Do this >> Reproduce exactly, and nothing else, the lines from the one that contains "What matplotlib code" through the one that contains "NARROW = ['Roboto". Leave the pictures out.

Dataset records
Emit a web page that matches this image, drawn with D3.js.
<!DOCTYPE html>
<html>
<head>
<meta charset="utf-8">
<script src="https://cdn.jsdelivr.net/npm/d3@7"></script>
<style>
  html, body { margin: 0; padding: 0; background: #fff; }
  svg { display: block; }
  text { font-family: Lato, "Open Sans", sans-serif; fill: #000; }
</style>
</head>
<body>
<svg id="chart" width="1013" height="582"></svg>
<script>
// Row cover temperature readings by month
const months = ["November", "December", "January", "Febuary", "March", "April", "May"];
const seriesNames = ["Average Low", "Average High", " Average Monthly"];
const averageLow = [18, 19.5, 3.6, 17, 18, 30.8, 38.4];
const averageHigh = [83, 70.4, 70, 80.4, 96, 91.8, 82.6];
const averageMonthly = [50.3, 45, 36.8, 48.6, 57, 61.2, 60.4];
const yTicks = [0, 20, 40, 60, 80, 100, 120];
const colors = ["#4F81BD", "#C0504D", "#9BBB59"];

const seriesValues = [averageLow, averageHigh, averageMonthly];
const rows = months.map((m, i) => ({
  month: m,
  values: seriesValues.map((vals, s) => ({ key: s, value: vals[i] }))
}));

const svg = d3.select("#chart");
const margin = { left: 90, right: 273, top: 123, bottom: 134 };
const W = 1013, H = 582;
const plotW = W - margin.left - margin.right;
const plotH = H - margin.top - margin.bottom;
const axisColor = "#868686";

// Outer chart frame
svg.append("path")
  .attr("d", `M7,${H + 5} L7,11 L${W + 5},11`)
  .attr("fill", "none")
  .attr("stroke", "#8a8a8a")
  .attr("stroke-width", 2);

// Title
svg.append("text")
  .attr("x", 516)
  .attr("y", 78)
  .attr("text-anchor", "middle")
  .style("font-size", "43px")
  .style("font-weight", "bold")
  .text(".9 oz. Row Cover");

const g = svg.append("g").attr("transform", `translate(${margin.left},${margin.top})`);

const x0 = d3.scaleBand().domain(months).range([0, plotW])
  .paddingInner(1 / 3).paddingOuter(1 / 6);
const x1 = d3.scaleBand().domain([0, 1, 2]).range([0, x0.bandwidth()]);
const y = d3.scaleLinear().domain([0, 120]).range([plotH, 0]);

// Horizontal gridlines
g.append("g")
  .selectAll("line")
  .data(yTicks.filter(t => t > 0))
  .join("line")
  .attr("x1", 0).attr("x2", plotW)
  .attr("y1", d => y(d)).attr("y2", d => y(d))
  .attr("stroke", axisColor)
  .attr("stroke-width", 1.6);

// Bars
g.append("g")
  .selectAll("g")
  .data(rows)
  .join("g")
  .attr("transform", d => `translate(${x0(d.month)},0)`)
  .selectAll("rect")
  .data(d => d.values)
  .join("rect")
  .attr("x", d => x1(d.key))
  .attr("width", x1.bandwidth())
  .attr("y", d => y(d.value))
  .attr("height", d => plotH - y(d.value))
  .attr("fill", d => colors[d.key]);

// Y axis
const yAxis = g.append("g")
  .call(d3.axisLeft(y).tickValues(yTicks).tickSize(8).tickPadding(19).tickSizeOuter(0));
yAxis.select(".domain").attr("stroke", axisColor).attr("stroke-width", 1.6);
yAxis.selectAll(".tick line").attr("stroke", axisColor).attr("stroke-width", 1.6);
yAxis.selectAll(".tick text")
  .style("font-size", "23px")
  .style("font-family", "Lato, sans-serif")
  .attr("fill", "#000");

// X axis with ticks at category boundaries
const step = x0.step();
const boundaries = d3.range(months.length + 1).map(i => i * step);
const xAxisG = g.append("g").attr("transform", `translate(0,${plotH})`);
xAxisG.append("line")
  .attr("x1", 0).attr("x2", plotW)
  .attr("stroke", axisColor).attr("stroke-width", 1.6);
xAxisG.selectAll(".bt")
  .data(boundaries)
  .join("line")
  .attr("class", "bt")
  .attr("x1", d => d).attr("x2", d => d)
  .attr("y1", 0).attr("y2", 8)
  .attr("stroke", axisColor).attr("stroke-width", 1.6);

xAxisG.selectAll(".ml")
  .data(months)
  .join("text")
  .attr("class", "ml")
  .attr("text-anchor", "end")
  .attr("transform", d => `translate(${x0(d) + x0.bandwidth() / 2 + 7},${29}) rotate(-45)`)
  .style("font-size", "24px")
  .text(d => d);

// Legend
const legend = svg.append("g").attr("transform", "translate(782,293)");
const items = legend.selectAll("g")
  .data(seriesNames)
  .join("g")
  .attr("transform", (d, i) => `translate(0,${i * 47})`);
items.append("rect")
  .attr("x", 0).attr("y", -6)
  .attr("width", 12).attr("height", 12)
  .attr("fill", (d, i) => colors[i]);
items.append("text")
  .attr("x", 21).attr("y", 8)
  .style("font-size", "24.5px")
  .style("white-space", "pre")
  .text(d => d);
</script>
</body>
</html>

* * *

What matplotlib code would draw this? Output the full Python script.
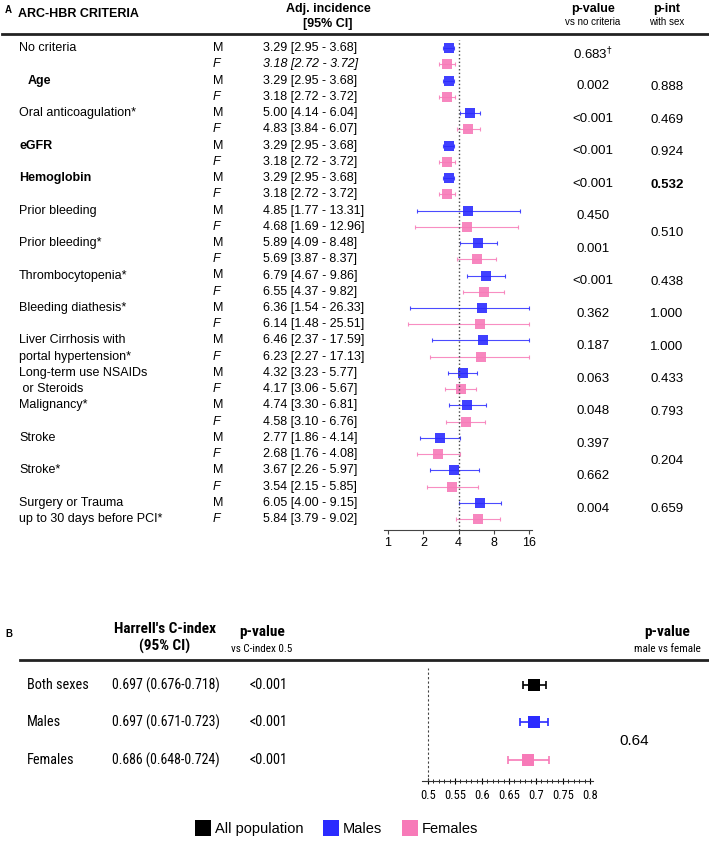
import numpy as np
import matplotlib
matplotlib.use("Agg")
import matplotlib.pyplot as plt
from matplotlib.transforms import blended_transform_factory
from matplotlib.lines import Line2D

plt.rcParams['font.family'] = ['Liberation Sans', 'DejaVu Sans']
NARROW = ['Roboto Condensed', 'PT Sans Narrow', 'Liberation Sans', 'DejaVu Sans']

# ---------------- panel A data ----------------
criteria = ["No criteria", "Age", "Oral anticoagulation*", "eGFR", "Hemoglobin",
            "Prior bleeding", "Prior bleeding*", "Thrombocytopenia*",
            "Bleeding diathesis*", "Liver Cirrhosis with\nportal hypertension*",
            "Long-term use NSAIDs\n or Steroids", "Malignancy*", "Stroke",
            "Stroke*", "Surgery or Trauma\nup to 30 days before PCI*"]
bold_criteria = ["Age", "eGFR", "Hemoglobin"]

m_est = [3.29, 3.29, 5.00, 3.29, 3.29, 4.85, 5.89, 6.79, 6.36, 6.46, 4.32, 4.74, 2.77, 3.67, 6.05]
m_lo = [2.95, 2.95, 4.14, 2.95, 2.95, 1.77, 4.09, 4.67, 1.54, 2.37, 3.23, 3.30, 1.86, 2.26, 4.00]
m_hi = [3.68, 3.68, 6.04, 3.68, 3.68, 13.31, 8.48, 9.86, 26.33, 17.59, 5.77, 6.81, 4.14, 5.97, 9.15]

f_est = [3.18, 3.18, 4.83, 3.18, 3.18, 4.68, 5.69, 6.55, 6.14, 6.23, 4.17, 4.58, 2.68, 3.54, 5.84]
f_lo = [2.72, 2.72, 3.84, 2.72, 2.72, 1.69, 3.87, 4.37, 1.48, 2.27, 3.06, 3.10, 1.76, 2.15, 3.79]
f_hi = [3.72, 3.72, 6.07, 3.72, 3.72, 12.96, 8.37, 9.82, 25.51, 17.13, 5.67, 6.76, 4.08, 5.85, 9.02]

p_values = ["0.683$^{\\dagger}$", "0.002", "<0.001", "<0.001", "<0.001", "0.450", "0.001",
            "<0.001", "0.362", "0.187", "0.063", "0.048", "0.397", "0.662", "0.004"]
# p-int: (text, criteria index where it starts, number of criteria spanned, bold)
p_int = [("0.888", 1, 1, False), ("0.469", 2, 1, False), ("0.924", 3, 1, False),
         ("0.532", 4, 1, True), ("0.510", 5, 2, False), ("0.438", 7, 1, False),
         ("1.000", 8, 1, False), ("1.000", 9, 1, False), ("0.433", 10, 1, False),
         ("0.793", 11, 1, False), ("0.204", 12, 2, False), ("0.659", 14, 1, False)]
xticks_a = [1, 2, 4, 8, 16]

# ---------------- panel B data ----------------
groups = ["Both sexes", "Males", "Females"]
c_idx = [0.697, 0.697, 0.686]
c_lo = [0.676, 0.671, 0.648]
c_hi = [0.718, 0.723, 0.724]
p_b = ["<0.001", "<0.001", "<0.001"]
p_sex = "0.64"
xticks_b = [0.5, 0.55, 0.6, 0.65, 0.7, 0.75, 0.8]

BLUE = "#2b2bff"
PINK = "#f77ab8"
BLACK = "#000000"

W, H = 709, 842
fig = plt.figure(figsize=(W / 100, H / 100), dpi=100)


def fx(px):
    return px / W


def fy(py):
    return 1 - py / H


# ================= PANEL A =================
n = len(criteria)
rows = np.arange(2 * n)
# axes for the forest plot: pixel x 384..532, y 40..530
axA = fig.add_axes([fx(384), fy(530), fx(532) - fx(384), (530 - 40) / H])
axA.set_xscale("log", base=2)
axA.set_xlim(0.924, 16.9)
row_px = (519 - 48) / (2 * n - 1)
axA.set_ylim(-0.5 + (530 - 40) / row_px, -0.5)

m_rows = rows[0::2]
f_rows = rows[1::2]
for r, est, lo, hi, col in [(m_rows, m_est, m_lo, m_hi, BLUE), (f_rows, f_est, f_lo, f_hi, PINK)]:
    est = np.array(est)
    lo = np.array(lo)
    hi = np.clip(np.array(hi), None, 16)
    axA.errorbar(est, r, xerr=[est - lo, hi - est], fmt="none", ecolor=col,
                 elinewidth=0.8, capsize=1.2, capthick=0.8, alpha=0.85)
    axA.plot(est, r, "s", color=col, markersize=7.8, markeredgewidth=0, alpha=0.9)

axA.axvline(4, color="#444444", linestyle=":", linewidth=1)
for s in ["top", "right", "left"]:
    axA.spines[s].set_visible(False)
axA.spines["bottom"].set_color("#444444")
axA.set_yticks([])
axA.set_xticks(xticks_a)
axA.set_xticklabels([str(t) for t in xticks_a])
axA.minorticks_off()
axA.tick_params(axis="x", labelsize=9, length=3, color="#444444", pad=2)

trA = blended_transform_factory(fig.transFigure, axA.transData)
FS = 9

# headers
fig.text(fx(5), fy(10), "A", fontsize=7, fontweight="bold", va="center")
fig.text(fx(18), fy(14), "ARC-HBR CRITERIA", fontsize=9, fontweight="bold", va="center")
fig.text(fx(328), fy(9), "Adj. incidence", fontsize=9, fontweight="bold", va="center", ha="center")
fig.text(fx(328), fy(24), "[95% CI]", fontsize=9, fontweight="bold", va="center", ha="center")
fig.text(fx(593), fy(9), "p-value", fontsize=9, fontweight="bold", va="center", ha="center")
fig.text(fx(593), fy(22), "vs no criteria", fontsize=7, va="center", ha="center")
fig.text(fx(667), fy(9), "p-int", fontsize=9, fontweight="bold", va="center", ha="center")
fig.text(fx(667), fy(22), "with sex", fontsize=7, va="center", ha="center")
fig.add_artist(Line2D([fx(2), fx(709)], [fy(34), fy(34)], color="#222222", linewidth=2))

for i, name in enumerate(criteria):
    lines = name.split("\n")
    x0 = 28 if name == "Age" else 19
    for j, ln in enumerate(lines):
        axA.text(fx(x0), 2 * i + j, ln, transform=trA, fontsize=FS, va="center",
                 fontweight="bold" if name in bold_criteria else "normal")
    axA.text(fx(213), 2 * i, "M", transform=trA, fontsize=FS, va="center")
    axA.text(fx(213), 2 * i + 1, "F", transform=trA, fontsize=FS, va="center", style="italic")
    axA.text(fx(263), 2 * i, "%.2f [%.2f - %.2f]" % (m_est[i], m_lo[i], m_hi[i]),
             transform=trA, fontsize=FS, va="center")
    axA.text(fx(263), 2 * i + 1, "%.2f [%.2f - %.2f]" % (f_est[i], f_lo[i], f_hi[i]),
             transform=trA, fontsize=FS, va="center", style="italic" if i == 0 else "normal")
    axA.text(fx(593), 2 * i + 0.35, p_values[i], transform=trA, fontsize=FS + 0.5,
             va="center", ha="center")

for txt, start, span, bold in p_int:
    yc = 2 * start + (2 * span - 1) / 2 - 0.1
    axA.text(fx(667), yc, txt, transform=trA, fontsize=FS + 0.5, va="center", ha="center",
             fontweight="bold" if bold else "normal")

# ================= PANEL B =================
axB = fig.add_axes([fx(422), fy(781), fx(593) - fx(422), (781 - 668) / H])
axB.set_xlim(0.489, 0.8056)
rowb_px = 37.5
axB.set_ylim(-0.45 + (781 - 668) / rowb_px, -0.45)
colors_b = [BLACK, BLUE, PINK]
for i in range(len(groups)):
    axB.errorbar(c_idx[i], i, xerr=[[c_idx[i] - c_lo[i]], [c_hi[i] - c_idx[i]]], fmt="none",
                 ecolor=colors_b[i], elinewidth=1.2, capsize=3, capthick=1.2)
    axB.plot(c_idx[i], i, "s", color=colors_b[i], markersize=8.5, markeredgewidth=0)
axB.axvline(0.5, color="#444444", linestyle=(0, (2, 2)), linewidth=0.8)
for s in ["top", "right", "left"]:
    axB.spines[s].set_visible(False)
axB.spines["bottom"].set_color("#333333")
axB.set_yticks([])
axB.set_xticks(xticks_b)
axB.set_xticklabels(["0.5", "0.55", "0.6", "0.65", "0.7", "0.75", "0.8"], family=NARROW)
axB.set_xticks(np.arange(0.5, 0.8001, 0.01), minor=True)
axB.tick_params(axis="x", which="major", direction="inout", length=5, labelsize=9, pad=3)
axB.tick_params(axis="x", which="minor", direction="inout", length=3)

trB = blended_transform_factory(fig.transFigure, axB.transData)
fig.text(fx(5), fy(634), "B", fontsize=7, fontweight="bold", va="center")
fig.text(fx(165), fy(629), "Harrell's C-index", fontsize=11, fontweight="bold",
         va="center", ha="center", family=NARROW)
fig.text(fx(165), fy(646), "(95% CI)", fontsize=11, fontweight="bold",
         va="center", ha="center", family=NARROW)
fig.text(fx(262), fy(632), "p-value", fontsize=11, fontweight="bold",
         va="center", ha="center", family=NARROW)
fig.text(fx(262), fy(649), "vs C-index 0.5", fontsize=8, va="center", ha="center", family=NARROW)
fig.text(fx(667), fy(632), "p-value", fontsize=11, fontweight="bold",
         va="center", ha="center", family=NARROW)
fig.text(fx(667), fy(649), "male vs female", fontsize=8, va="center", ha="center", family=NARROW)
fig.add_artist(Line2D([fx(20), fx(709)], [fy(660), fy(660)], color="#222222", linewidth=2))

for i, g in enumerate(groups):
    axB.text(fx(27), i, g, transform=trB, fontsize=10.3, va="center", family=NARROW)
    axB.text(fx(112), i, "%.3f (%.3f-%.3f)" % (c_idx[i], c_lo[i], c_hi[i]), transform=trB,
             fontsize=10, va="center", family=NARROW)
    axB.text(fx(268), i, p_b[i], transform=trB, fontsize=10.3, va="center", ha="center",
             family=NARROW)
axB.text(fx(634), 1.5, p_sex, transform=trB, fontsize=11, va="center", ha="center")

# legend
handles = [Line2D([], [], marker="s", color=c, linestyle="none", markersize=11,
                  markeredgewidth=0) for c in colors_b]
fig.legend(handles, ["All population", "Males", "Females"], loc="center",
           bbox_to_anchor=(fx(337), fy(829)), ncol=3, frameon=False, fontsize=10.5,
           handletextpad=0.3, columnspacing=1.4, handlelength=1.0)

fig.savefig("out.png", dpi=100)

Solution to this problem >>
What matplotlib code would draw this? Output the full Python script.
import numpy as np
import matplotlib
matplotlib.use("Agg")
import matplotlib.pyplot as plt
from matplotlib.transforms import blended_transform_factory
from matplotlib.lines import Line2D

plt.rcParams['font.family'] = ['Liberation Sans', 'DejaVu Sans']
NARROW = ['Roboto Condensed', 'PT Sans Narrow', 'Liberation Sans', 'DejaVu Sans']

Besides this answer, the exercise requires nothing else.